PROMPT -> What are the lines from the one with "Write a web" through the one with "var degreeDb = [2.4, 29.9, 57.2, 80.1, 108.1];", inclusive? Output them exactly, and leave out the pictures.
===== DATA SUPPLIED
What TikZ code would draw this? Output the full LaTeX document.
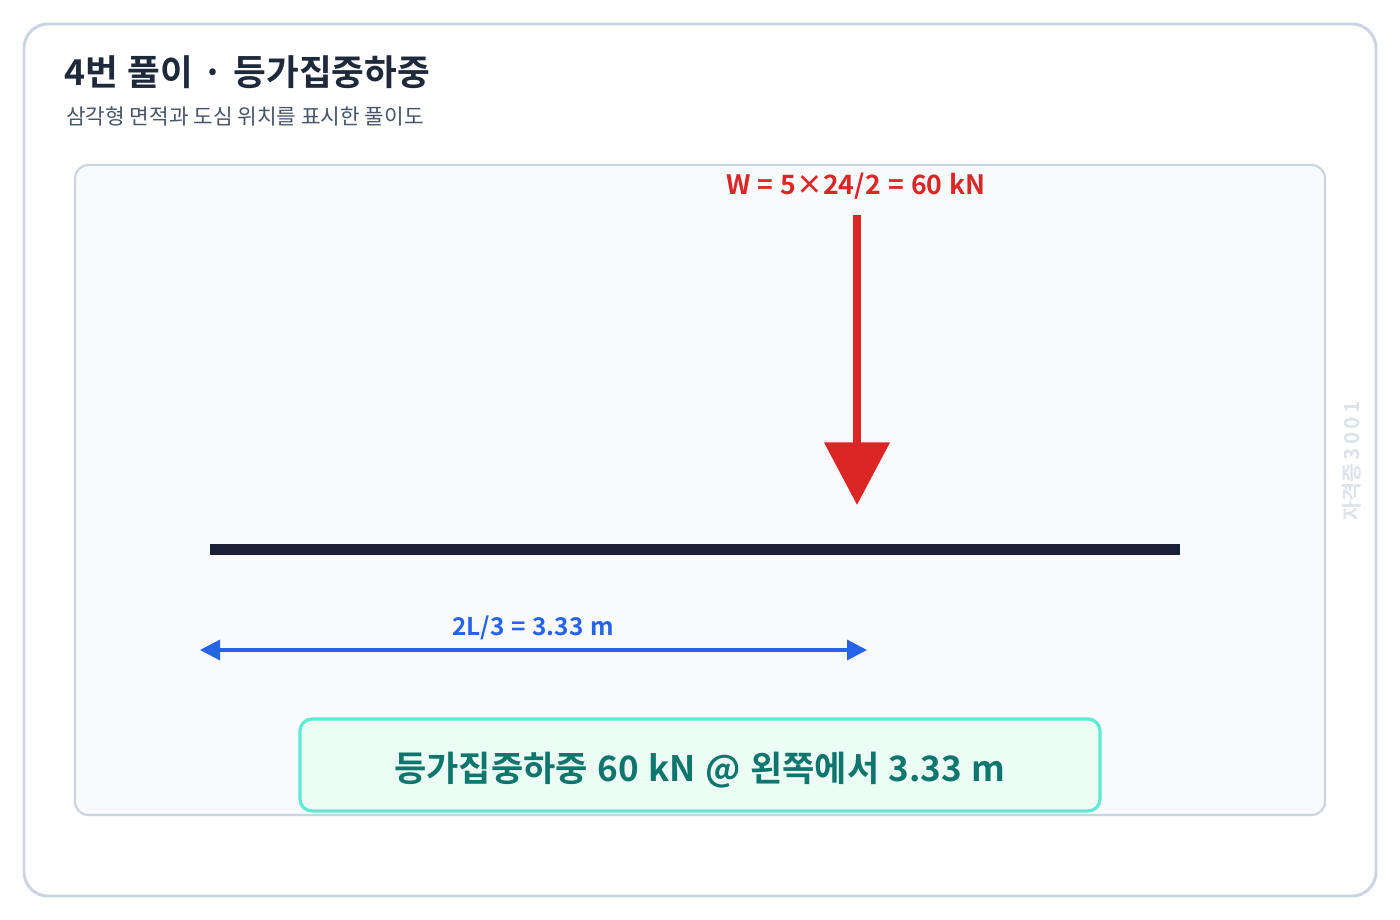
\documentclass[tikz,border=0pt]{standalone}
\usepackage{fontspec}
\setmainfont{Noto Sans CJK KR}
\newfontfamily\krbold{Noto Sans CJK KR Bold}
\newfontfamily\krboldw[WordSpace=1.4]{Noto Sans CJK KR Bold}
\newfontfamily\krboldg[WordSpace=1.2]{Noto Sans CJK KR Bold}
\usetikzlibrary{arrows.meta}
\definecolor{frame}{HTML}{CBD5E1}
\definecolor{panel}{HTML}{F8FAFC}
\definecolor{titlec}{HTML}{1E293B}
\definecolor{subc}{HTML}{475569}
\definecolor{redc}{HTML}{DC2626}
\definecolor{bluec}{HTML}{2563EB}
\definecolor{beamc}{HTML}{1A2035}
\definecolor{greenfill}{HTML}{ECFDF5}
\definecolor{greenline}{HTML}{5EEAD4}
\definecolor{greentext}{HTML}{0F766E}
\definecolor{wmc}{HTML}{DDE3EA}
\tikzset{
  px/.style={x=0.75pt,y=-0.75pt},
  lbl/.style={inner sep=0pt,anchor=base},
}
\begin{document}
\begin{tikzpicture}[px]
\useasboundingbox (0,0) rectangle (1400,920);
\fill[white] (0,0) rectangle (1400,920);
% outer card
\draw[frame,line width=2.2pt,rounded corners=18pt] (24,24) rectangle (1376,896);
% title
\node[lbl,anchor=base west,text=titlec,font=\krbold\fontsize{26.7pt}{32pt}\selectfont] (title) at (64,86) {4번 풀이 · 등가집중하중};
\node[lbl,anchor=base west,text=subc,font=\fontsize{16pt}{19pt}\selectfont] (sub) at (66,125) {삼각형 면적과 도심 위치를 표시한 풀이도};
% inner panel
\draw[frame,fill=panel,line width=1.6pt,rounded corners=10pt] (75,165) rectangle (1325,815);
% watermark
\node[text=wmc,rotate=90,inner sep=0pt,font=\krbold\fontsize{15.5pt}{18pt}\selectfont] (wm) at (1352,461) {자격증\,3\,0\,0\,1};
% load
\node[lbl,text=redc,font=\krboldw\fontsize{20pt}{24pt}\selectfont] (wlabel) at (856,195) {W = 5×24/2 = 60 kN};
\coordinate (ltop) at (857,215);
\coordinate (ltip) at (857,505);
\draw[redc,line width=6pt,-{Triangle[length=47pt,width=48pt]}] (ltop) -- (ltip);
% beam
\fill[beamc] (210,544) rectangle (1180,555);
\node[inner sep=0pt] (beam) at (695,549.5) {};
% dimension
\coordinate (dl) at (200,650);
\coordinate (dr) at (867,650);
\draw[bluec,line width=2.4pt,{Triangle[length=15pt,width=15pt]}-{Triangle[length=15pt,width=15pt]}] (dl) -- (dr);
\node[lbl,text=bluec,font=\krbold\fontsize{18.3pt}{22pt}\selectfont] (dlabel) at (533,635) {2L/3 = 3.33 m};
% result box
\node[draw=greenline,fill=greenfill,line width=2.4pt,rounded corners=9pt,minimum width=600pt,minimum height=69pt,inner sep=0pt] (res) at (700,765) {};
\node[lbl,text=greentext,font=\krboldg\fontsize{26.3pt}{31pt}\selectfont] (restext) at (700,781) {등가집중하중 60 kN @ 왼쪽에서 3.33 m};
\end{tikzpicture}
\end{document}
==========
===== DATA SUPPLIED
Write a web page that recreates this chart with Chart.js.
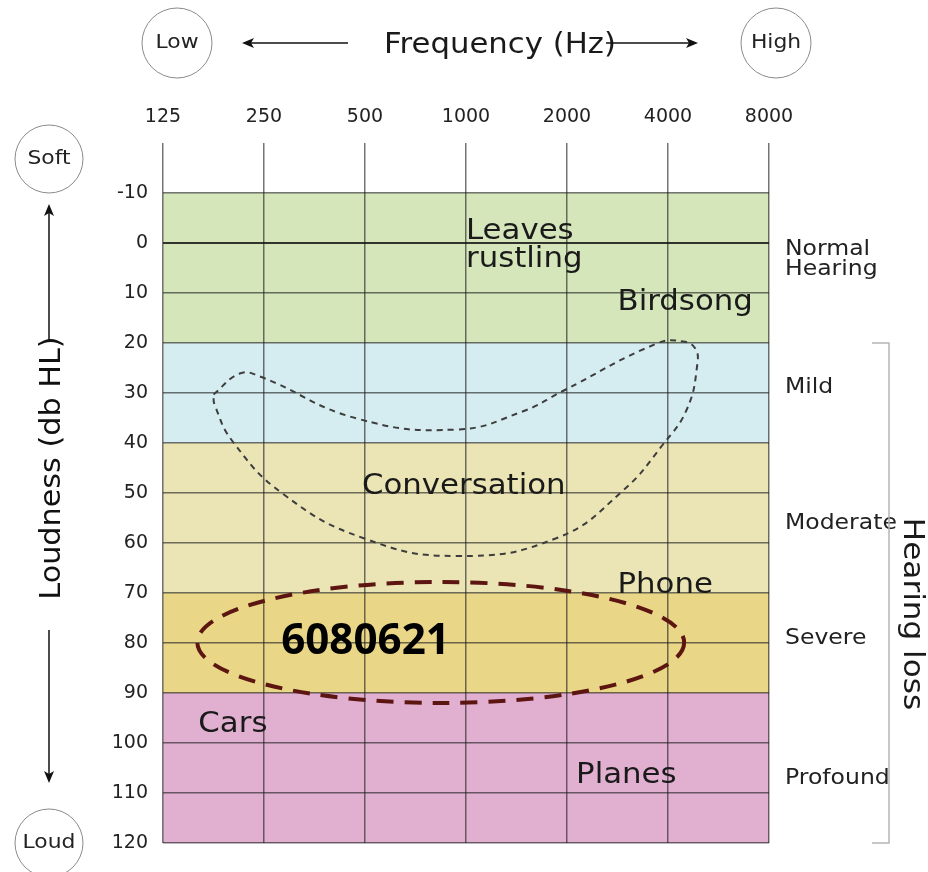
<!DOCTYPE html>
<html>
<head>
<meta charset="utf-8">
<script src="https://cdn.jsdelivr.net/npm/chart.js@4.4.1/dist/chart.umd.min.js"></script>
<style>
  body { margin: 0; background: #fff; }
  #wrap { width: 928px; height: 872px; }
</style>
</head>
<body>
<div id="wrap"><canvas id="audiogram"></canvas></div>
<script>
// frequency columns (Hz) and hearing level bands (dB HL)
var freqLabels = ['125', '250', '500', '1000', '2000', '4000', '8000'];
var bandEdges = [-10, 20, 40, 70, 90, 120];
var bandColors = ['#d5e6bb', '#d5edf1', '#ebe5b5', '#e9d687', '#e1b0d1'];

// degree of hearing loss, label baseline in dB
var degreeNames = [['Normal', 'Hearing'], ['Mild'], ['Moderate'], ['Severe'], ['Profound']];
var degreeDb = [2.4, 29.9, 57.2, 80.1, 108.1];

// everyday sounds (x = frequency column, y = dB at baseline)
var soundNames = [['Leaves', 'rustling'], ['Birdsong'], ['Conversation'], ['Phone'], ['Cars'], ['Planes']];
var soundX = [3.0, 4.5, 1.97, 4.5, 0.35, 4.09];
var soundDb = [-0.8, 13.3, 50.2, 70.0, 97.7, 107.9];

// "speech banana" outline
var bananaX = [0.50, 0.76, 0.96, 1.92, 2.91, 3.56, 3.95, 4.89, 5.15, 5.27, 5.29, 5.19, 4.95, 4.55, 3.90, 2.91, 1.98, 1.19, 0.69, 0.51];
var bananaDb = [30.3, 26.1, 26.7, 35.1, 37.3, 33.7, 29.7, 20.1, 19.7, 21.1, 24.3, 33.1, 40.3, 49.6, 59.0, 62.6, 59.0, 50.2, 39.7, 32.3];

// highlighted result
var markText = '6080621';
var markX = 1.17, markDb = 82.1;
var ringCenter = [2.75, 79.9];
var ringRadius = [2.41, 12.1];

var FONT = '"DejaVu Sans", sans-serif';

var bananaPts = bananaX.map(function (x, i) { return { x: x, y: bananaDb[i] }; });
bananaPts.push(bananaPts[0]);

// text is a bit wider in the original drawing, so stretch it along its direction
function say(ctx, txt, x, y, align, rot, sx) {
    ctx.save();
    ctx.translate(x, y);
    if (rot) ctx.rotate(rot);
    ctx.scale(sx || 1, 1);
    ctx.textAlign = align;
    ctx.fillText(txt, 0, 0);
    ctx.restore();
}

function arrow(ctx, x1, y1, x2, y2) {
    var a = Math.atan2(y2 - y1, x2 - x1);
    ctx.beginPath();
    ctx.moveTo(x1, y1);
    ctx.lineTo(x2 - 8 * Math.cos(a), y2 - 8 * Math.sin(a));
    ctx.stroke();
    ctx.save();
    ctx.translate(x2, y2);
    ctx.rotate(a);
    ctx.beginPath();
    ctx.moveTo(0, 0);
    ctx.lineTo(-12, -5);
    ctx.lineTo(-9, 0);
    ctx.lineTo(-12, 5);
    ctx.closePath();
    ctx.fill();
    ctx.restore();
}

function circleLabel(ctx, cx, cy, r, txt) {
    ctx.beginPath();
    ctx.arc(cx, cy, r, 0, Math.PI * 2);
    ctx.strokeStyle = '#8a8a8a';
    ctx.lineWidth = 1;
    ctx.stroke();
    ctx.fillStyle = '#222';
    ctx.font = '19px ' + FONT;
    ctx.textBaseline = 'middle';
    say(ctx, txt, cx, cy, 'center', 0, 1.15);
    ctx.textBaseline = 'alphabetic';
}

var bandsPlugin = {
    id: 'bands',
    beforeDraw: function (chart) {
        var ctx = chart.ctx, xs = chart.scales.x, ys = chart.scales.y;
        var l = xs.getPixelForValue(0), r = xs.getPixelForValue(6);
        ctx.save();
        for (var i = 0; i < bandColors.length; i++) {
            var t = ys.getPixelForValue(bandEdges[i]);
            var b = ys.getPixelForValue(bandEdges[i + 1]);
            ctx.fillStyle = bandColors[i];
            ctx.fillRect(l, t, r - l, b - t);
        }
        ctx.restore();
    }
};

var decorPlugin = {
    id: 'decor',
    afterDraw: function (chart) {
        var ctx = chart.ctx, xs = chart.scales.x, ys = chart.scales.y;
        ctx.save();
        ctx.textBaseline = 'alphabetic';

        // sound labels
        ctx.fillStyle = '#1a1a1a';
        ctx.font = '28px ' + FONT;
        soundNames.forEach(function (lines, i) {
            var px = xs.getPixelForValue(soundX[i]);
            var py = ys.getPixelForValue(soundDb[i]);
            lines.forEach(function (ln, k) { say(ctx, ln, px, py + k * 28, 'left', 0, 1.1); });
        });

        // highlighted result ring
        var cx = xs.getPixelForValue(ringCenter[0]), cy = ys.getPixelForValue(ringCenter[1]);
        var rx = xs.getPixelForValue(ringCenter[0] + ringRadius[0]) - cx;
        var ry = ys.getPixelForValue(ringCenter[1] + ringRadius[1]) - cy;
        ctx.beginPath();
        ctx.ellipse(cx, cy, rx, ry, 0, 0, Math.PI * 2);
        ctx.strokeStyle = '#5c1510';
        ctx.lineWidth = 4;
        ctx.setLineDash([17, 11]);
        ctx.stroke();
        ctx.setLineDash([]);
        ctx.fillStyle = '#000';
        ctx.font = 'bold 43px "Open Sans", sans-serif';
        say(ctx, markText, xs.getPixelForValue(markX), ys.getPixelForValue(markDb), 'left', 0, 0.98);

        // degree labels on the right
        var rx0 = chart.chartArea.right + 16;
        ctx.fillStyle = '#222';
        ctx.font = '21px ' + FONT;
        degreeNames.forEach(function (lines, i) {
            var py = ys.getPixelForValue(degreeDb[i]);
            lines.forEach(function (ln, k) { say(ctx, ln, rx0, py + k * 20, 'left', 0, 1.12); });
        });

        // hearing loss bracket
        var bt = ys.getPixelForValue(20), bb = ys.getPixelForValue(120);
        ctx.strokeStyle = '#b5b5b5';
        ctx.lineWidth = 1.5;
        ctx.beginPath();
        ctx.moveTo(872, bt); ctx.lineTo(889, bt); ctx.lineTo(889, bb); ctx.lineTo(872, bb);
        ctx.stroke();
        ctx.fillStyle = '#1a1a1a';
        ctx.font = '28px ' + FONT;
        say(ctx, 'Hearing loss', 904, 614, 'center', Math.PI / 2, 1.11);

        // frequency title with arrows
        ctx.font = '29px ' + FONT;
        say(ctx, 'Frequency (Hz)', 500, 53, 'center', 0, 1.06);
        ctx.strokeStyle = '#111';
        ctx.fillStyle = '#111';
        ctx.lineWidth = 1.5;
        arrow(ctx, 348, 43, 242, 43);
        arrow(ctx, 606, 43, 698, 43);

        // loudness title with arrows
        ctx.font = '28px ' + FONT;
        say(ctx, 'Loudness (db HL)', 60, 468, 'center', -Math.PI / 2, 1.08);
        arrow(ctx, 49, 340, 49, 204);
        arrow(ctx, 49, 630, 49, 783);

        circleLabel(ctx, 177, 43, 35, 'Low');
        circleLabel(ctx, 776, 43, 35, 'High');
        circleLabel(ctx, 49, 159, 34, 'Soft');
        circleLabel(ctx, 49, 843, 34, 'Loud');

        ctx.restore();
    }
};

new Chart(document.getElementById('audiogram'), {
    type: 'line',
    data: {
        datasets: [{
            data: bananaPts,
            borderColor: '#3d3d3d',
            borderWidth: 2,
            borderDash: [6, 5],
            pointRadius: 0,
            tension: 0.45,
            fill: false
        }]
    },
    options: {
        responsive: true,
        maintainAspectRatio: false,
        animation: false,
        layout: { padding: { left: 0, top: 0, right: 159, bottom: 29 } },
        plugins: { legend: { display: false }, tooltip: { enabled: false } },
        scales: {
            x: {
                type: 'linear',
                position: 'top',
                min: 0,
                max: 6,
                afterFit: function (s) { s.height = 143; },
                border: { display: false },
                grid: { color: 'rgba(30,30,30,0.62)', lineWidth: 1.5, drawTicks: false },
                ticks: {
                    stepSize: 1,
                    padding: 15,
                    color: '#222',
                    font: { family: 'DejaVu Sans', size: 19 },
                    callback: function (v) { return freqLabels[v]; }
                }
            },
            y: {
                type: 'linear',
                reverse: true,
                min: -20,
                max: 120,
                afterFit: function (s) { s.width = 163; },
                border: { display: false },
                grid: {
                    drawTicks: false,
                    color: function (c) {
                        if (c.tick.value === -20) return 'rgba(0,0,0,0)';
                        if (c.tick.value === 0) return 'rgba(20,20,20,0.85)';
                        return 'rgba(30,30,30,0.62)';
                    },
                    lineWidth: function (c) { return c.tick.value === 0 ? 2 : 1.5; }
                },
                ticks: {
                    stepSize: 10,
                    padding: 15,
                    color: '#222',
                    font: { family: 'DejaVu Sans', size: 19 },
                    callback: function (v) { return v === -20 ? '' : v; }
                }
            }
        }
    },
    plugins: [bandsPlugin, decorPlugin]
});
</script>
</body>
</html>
==========
OUTPUT FOR THIS TASK ->
Write a web page that recreates this chart with Chart.js.
<!DOCTYPE html>
<html>
<head>
<meta charset="utf-8">
<script src="https://cdn.jsdelivr.net/npm/chart.js@4.4.1/dist/chart.umd.min.js"></script>
<style>
  body { margin: 0; background: #fff; }
  #wrap { width: 928px; height: 872px; }
</style>
</head>
<body>
<div id="wrap"><canvas id="audiogram"></canvas></div>
<script>
// frequency columns (Hz) and hearing level bands (dB HL)
var freqLabels = ['125', '250', '500', '1000', '2000', '4000', '8000'];
var bandEdges = [-10, 20, 40, 70, 90, 120];
var bandColors = ['#d5e6bb', '#d5edf1', '#ebe5b5', '#e9d687', '#e1b0d1'];

// degree of hearing loss, label baseline in dB
var degreeNames = [['Normal', 'Hearing'], ['Mild'], ['Moderate'], ['Severe'], ['Profound']];
var degreeDb = [2.4, 29.9, 57.2, 80.1, 108.1];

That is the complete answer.